There were steroids for the spasms, amphetamines for fatigue, sedatives to help her breathing. The doctors prescribed an antidepressant but somehow Kelly got the idea she didn’t want it, stopped helping her dissolve the pills on her tongue, started taking them himself instead.
She didn’t speak anymore but when agitated she laughed, a yelp, all rasp. At night Kelly might lie in their bed with his head on her fading chest, listen to her breath shallow, then recover, shallow again. The shortness of breath might be pain related, the doctors said, it might be the continued loss of involuntary systems, and one night her breathing would stop, the last breath impossible to name until it wasn’t followed by another.

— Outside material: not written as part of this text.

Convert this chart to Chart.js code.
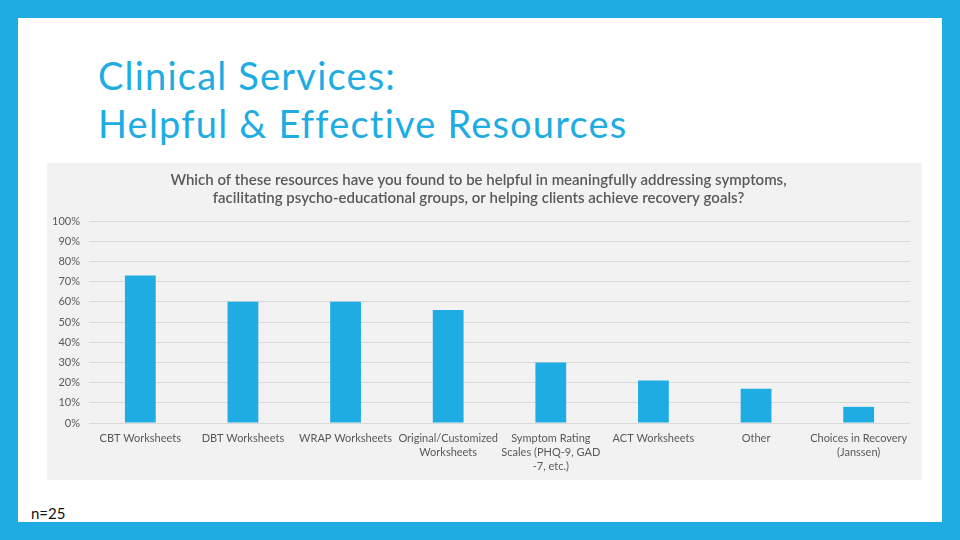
<!DOCTYPE html>
<html>
<head>
<meta charset="utf-8">
<script src="https://cdn.jsdelivr.net/npm/chart.js@4.4.1/dist/chart.umd.min.js"></script>
<style>
  html, body { margin: 0; padding: 0; }
  body { width: 960px; height: 540px; background: #1EACE2; position: relative; overflow: hidden; font-family: Lato, "Open Sans", sans-serif; }
  #slide { position: absolute; left: 18px; top: 18px; width: 924px; height: 504px; background: #FFFFFF; }
  #title { position: absolute; left: 98px; top: 51px; font-size: 38px; line-height: 48px; letter-spacing: 1.2px; font-weight: 400; font-variant-ligatures: none; color: #1EACE2; white-space: nowrap; }
  #box { position: absolute; left: 47px; top: 163px; width: 875px; height: 317px; background: #F2F2F2; }
  #n { position: absolute; left: 31px; top: 503px; font-size: 15px; line-height: 20px; color: #111; }
</style>
</head>
<body>
<div id="slide"></div>
<div id="title">Clinical Services:<br>Helpful &amp; Effective Resources</div>
<div id="box"><canvas id="c" width="875" height="317"></canvas></div>
<div id="n">n=25</div>
<script>
const categories = [
  "CBT Worksheets",
  "DBT Worksheets",
  "WRAP Worksheets",
  ["Original/Customized", "Worksheets"],
  ["Symptom Rating", "Scales (PHQ-9, GAD", "-7, etc.)"],
  "ACT Worksheets",
  "Other",
  ["Choices in Recovery", "(Janssen)"]
];
const percentHelpful = [73, 60, 60, 56, 30, 21, 17, 8];
const yTicks = [0, 10, 20, 30, 40, 50, 60, 70, 80, 90, 100];
const chartTitle = [
  "Which of these resources have you found to be helpful in meaningfully addressing symptoms,",
  "facilitating psycho-educational groups, or helping clients achieve recovery goals?"
];

const blue = "#1EACE2";
const textGrey = "#595959";

new Chart(document.getElementById("c"), {
  type: "bar",
  data: {
    labels: categories,
    datasets: [{
      data: percentHelpful,
      backgroundColor: blue,
      borderWidth: 0,
      categoryPercentage: 0.5,
      barPercentage: 0.6
    }]
  },
  options: {
    responsive: false,
    animation: false,
    layout: { padding: { left: 0, right: 12, top: 0, bottom: 0 } },
    plugins: {
      legend: { display: false },
      tooltip: { enabled: false },
      title: {
        display: true,
        text: chartTitle,
        color: textGrey,
        font: { family: "Lato, 'Open Sans', sans-serif", size: 15, weight: "600", lineHeight: 1.2 },
        padding: { top: 8, bottom: 14 }
      }
    },
    scales: {
      x: {
        grid: { display: false, drawTicks: false },
        border: { display: false },
        ticks: {
          color: textGrey,
          font: { family: "Lato, 'Open Sans', sans-serif", size: 11, lineHeight: 1.3 },
          maxRotation: 0,
          autoSkip: false,
          padding: 8
        },
        afterFit: (s) => { s.height = 57; }
      },
      y: {
        min: 0,
        max: 100,
        afterBuildTicks: (s) => { s.ticks = yTicks.map(v => ({ value: v })); },
        grid: { color: "#D9D9D9", lineWidth: 1, drawTicks: false },
        border: { display: false },
        ticks: {
          color: textGrey,
          font: { family: "Lato, 'Open Sans', sans-serif", size: 11 },
          padding: 9,
          callback: (v) => v + "%"
        },
        afterFit: (s) => { s.width = 42; }
      }
    }
  }
});
</script>
</body>
</html>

The doctors kept telling him to talk to her, that her mind was sound. He said he knew, said she was the same person he’d fallen in love with. He’d promised not to forget. It was an easy mistake to make. It was a hard mistake to stop making.
He tried to say her name more often. To force it out of his stubborn mouth. It wasn’t her name he loved but he didn’t know what else to call her. Of all the things she’d lost he doubted she missed the limp.
On the ice a fight broke out and he watched the way fighting on ice was different, how it required a different kind of agility to stay up on your skates with your jersey pulled over your head and fists thumping down on your back and neck. The crowd cheered and he cheered too. He wasn’t going to the gym anymore, hadn’t sparred since the fight. He didn’t plan to ever fight again but he didn’t want his body to go to waste so he kept working out at home. He lifted her from her wheelchair into her recliner, got down on the floor between her and the television, did long series of push-ups, sit-ups, squat thrusts. He installed a pull-up bar in the doorframe between the living room and the hallway, rotated her chair to face him so they could look at each other while he did his grunting sets, shirtless and sweating.